Across preclinical models and in vitro systems, reported effect directions include respiratory‑related support (antitussive/expectorant/anti‑asthmatic correlates), modulation of inflammatory signaling (e.g., TLR4/NF‑κB‑related findings), antioxidant capacity, and topical permeation enhancement in external application contexts. In addition, studies in experimental models relevant to prostate hyperplasia indicate that certain extracts and constituents may influence androgen‑related signaling, tissue growth factor expression, and apoptosis‑related pathways, providing a preclinical rationale for "prostate health support" research. However, these findings are predominantly non‑clinical and should be interpreted as mechanistic and exploratory evidence rather than proof of therapeutic efficacy in humans.
For quality control and standardization, a Q‑Marker strategy that integrates measurable, traceable, and efficacy‑relevant constituents is recommended.

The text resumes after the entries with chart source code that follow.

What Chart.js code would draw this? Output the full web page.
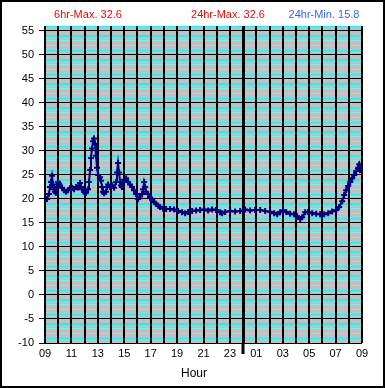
<!DOCTYPE html>
<html lang="en">
<head>
  <meta charset="UTF-8" />
  <title>Temperature 24hr</title>
  <script src="https://cdn.jsdelivr.net/npm/chart.js"></script>
  <style>
    body { margin: 0; background: #fff; font-family: "Liberation Sans", Arial, sans-serif; }
    #wrap { position: relative; width: 385px; height: 388px; }
    #wrap canvas { position: absolute; left: 0; top: 0; }
    .frame { position: absolute; inset: 0; border: 2px solid #000; pointer-events: none; }
    .hdr { position: absolute; top: 8px; font-size: 11px; line-height: 13px; white-space: nowrap; transform: translateX(-50%); }
    #xtitle { position: absolute; top: 366px; left: 194px; font-size: 12px; line-height: 14px; transform: translateX(-50%); }
  </style>
</head>
<body>
  <div id="wrap">
    <canvas id="graphique" width="385" height="388"></canvas>
    <span class="hdr" style="left:88px;color:#ff0000">6hr-Max. 32.6</span>
    <span class="hdr" style="left:228px;color:#ff0000">24hr-Max. 32.6</span>
    <span class="hdr" style="left:324px;color:#3366ff">24hr-Min. 15.8</span>
    <div id="xtitle">Hour</div>
    <div class="frame"></div>
  </div>

  <script>
    // hours after 09:00 and temperature readings
    const heures = [0, 0.15, 0.30, 0.38, 0.45, 0.53, 0.61, 0.68, 0.76, 0.83, 0.91, 0.98, 1.06, 1.14, 1.29, 1.44, 1.59, 1.74, 1.89, 2.05,
      2.20, 2.35, 2.50, 2.65, 2.73, 2.80, 2.95, 3.11, 3.26, 3.33, 3.41, 3.48, 3.56, 3.64, 3.71, 3.79, 3.86, 3.94, 4.02, 4.17,
      4.24, 4.32, 4.39, 4.47, 4.62, 4.70, 4.77, 4.92, 5.08, 5.23, 5.38, 5.45, 5.53, 5.61, 5.68, 5.76, 5.83, 5.98, 6.14, 6.29,
      6.44, 6.59, 6.74, 6.89, 7.05, 7.20, 7.35, 7.42, 7.50, 7.58, 7.65, 7.80, 7.95, 8.11, 8.26, 8.41, 8.56, 8.71, 8.94, 9.17,
      9.47, 9.77, 10.08, 10.38, 10.61, 10.83, 11.14, 11.44, 11.74, 12.05, 12.35, 12.65, 12.95, 13.26, 13.41, 13.64, 14.02, 14.39, 14.77, 15.15,
      15.53, 15.91, 16.29, 16.67, 17.05, 17.35, 17.58, 17.80, 18.03, 18.26, 18.56, 18.86, 19.09, 19.32, 19.47, 19.70, 19.92, 20.23, 20.53, 20.83,
      21.14, 21.44, 21.74, 22.05, 22.27, 22.50, 22.65, 22.80, 22.95, 23.11, 23.26, 23.41, 23.56, 23.71, 23.79, 23.86, 23.94];
    const temperatures = [19.6, 20.0, 21.0, 22.5, 23.5, 24.8, 23.0, 22.0, 21.5, 21.3, 22.5, 23.5, 23.2, 22.8, 22.3, 21.8, 21.5, 21.8, 22.2, 22.3,
      22.0, 22.5, 22.4, 23.3, 22.5, 22.0, 21.5, 21.3, 22.0, 23.5, 26.0, 28.5, 30.5, 32.0, 32.6, 31.5, 29.0, 26.5, 25.0, 24.5,
      23.8, 22.5, 21.5, 21.2, 21.5, 22.5, 23.0, 22.5, 22.8, 22.3, 23.5, 25.5, 27.5, 25.5, 23.5, 22.8, 22.5, 24.0, 24.3, 23.5,
      23.0, 22.5, 21.8, 21.0, 20.0, 20.5, 21.0, 22.0, 23.5, 22.5, 21.5, 21.0, 20.3, 19.8, 19.3, 19.0, 18.6, 18.3, 18.0, 17.9,
      17.9, 17.8, 17.5, 17.2, 17.0, 17.3, 17.5, 17.6, 17.7, 17.8, 17.6, 17.8, 17.7, 17.2, 17.0, 17.3, 17.5, 17.4, 17.5, 17.8,
      17.6, 17.7, 17.7, 17.5, 17.3, 17.0, 16.8, 17.2, 17.6, 17.3, 16.9, 16.8, 16.4, 15.8, 16.2, 17.2, 17.3, 17.0, 16.9, 16.8,
      16.8, 17.0, 17.4, 17.7, 18.3, 19.5, 20.8, 21.8, 22.7, 23.5, 24.3, 25.0, 25.8, 26.5, 27.2, 26.0, 26.5];
    const heureDebut = 9;   // first x label = 09
    const minuit = 15;      // 00:00 is 15 h after start
    const yMin = -10, yMax = 56;

    // position of a value inside its 5-degree band (0 = black line)
    const bande = v => ((v % 5) + 5) % 5;

    const fondGris = {
      id: 'fondGris',
      beforeDraw(chart) {
        const { ctx, chartArea: a } = chart;
        ctx.save();
        ctx.fillStyle = '#c0c0c0';
        ctx.fillRect(a.left, a.top, a.right - a.left, a.bottom - a.top);
        ctx.restore();
      },
      afterDraw(chart) {
        // midnight marker sticking out below the axis
        const { ctx, chartArea: a } = chart;
        const x = Math.round(chart.scales.x.getPixelForValue(minuit));
        ctx.save();
        ctx.strokeStyle = '#000';
        ctx.lineWidth = 3;
        ctx.beginPath();
        ctx.moveTo(x, a.bottom);
        ctx.lineTo(x, a.bottom + 11);
        ctx.stroke();
        ctx.restore();
      }
    };

    const points = heures.map((h, i) => ({ x: h, y: temperatures[i] }));

    new Chart(document.getElementById('graphique').getContext('2d'), {
      type: 'line',
      data: { datasets: [{
        data: points,
        borderColor: '#000080',
        backgroundColor: '#000080',
        borderWidth: 2,
        pointStyle: 'cross',
        pointRadius: 3,
        pointBorderWidth: 2,
        tension: 0,
        fill: false
      }]},
      options: {
        responsive: false,
        animation: false,
        layout: { padding: { left: 0, right: 23, top: 26, bottom: 25 } },
        plugins: { legend: { display: false }, tooltip: { enabled: false } },
        scales: {
          y: {
            min: yMin, max: yMax,
            border: { display: false },
            afterFit(s) { s.width = 45; },
            grid: {
              color: c => {
                const b = bande(c.tick.value);
                return b === 0 ? '#000' : (b === 1 || b === 4 ? '#00ffff' : '#8ee4e4');
              },
              lineWidth: c => bande(c.tick.value) === 4 ? 2 : 1,
              tickColor: c => bande(c.tick.value) === 0 && c.tick.value <= 55 ? '#000' : 'rgba(0,0,0,0)',
              tickLength: 6
            },
            ticks: {
              stepSize: 1, autoSkip: false, maxTicksLimit: 100, padding: 5,
              color: '#000', font: { family: 'Liberation Sans', size: 11 },
              callback: v => v % 5 === 0 && v <= 55 ? String(v) : ''
            }
          },
          x: {
            type: 'linear', min: 0, max: 24,
            border: { display: false },
            afterFit(s) { s.height = 20; },
            grid: {
              color: '#000',
              lineWidth: c => c.tick && c.tick.value === minuit ? 3 : 2,
              drawTicks: false
            },
            ticks: {
              stepSize: 1, autoSkip: false, maxTicksLimit: 30, maxRotation: 0, padding: 4,
              color: '#000', font: { family: 'Liberation Sans', size: 11 },
              callback: v => v % 2 === 0 ? String((heureDebut + v) % 24).padStart(2, '0') : ''
            }
          }
        }
      },
      plugins: [fondGris]
    });
  </script>
</body>
</html>
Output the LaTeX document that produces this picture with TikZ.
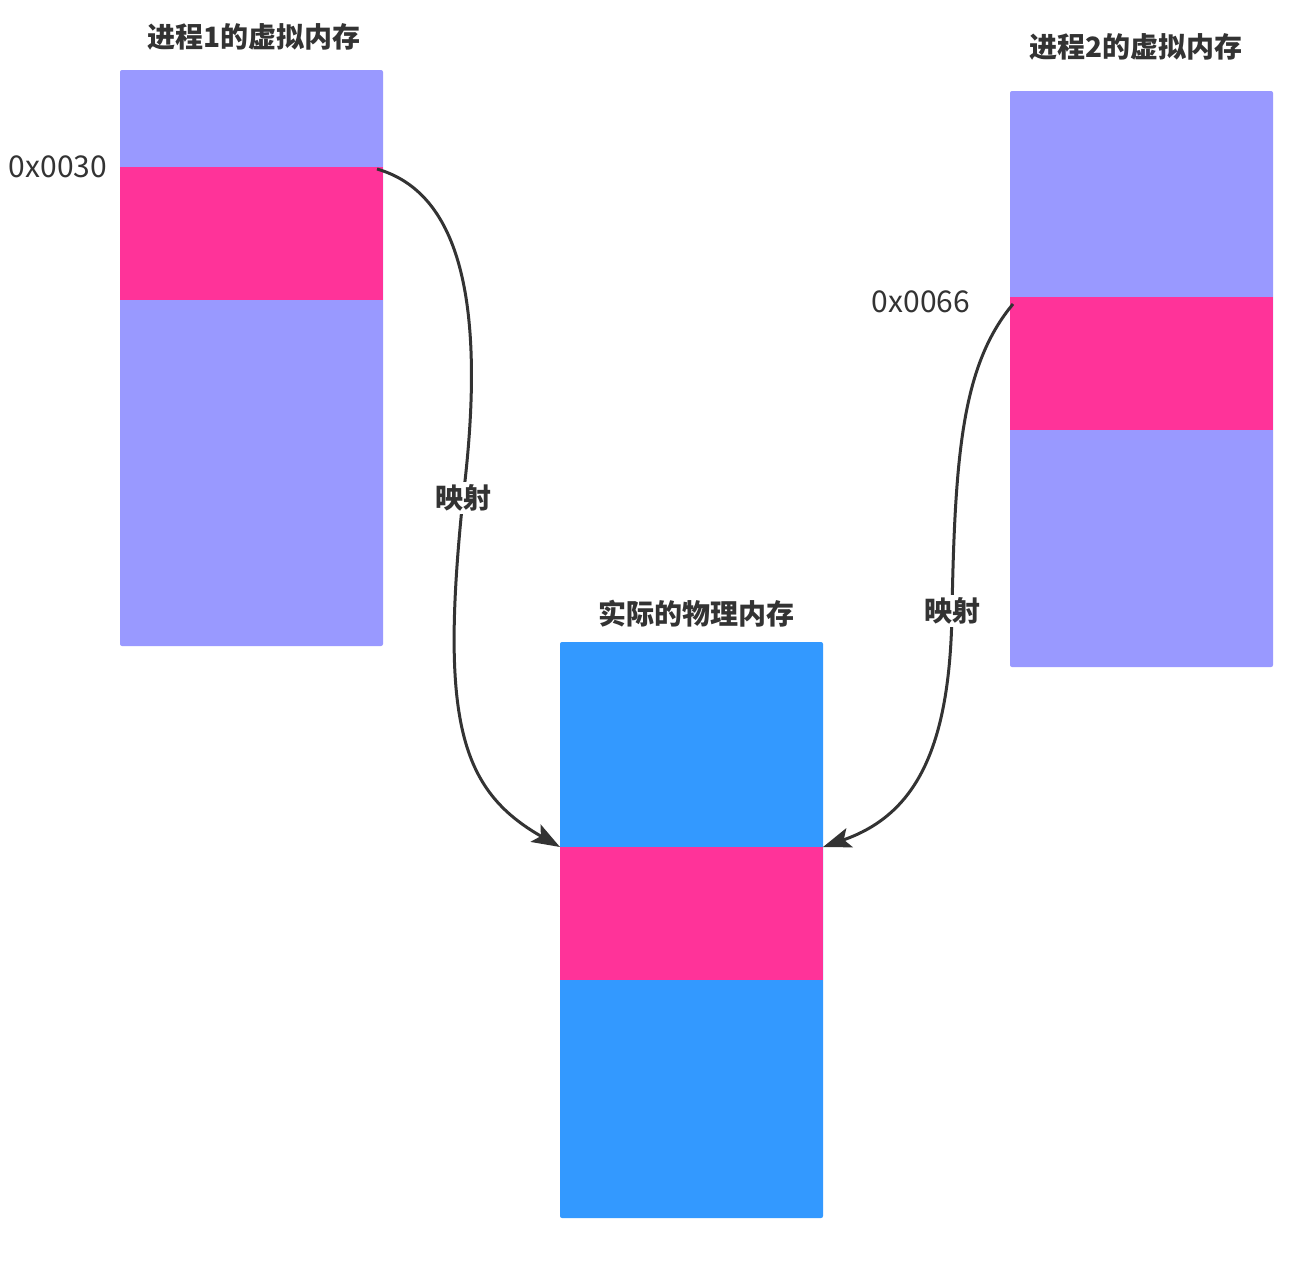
\documentclass[tikz,border=0pt]{standalone}
\usepackage{fontspec}
\setmainfont{Noto Sans CJK SC}
\usetikzlibrary{arrows.meta,calc}
\definecolor{lav}{HTML}{9999FF}
\definecolor{pinkb}{HTML}{FF3399}
\definecolor{blueb}{HTML}{3399FF}
\definecolor{ink}{HTML}{333333}
\tikzset{
  mem/.style={draw=none, inner sep=0pt, outer sep=0pt, minimum width=263pt, minimum height=576pt, anchor=north west, rounded corners=2pt},
  band/.style={fill=pinkb, draw=none, inner sep=0pt, outer sep=0pt, minimum width=263pt, minimum height=133pt, anchor=north west},
  title/.style={text=ink, font=\fontsize{28}{32}\selectfont\bfseries, inner sep=0pt},
  addr/.style={text=ink, font=\fontsize{30}{34}\selectfont, inner sep=0pt},
  maplabel/.style={text=ink, font=\fontsize{28}{32}\selectfont\bfseries, fill=white, inner sep=3pt},
  link/.style={draw=ink, line width=3pt, -{Stealth[length=28pt,width=20pt,inset=6pt]}}
}
\begin{document}
\begin{tikzpicture}[x=1pt,y=-1pt]
\useasboundingbox[fill=white] (0,0) rectangle (1308,1262);
% boxes
\node[mem, fill=lav] (v1) at (120,70) {};
\node[band] (b1) at (120,167) {};
\node[mem, fill=lav] (v2) at (1010,91) {};
\node[band] (b2) at (1010,297) {};
\node[mem, fill=blueb] (ph) at (560,642) {};
\node[band] (b3) at (560,847) {};
% titles
\node[title] (t1) at (254,37) {进程1的虚拟内存};
\node[title] (t2) at (1136,47) {进程2的虚拟内存};
\node[title] (t3) at (696,614) {实际的物理内存};
% addresses
\node[addr] (a1) at (58,167) {0x0030};
\node[addr] (a2) at (921,302) {0x0066};
% midpoints
\coordinate (m1) at (463,498);
\coordinate (m2) at (952,611);
\coordinate (s1) at ($(b1.north east)+(-6,2)$);
\coordinate (s2) at ($(b2.north west)+(3,7)$);
% connectors
\draw[link] (s1) .. controls (450,190) and (490,280) .. (m1)
  .. controls (440,720) and (460,790) .. (b3.north west);
\draw[link] (s2) .. controls (963,364) and (955,450) .. (m2)
  .. controls (950,750) and (915,815) .. (b3.north east);
\node[maplabel] (l1) at (m1) {映射};
\node[maplabel] (l2) at (m2) {映射};
\end{tikzpicture}
\end{document}
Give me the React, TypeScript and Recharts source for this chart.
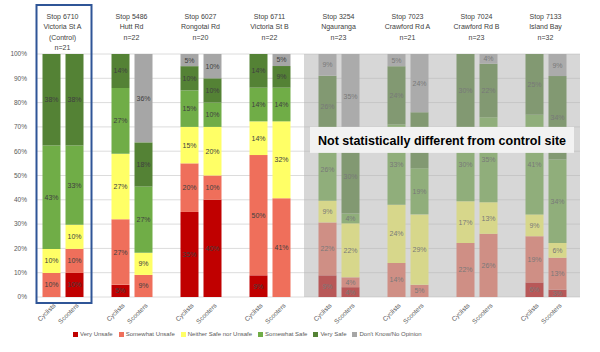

In practice, aligning with pharmacopeial conventions while adopting a marker "cluster" approach (e.g., a primary assay marker such as sinapine thiocyanate supplemented by glucosinolate and volatile/stability markers) can better reflect the herb's multi‑component nature, improve batch consistency, and support formulation and process optimization (including processing‑dependent chemical transformations).
Overall, Sinapis Semen shows meaningful potential as a botanical ingredient for structure/function product concepts such as respiratory comfort, maintenance of a healthy inflammatory response, antioxidant support, and prostate‑health support-provided that future work strengthens the evidence base through robust analytical standardization, safety evaluation (especially for topical irritation and volatile‑component sensitivity), and well‑designed human studies that appropriately match the intended use scenario and dosage form.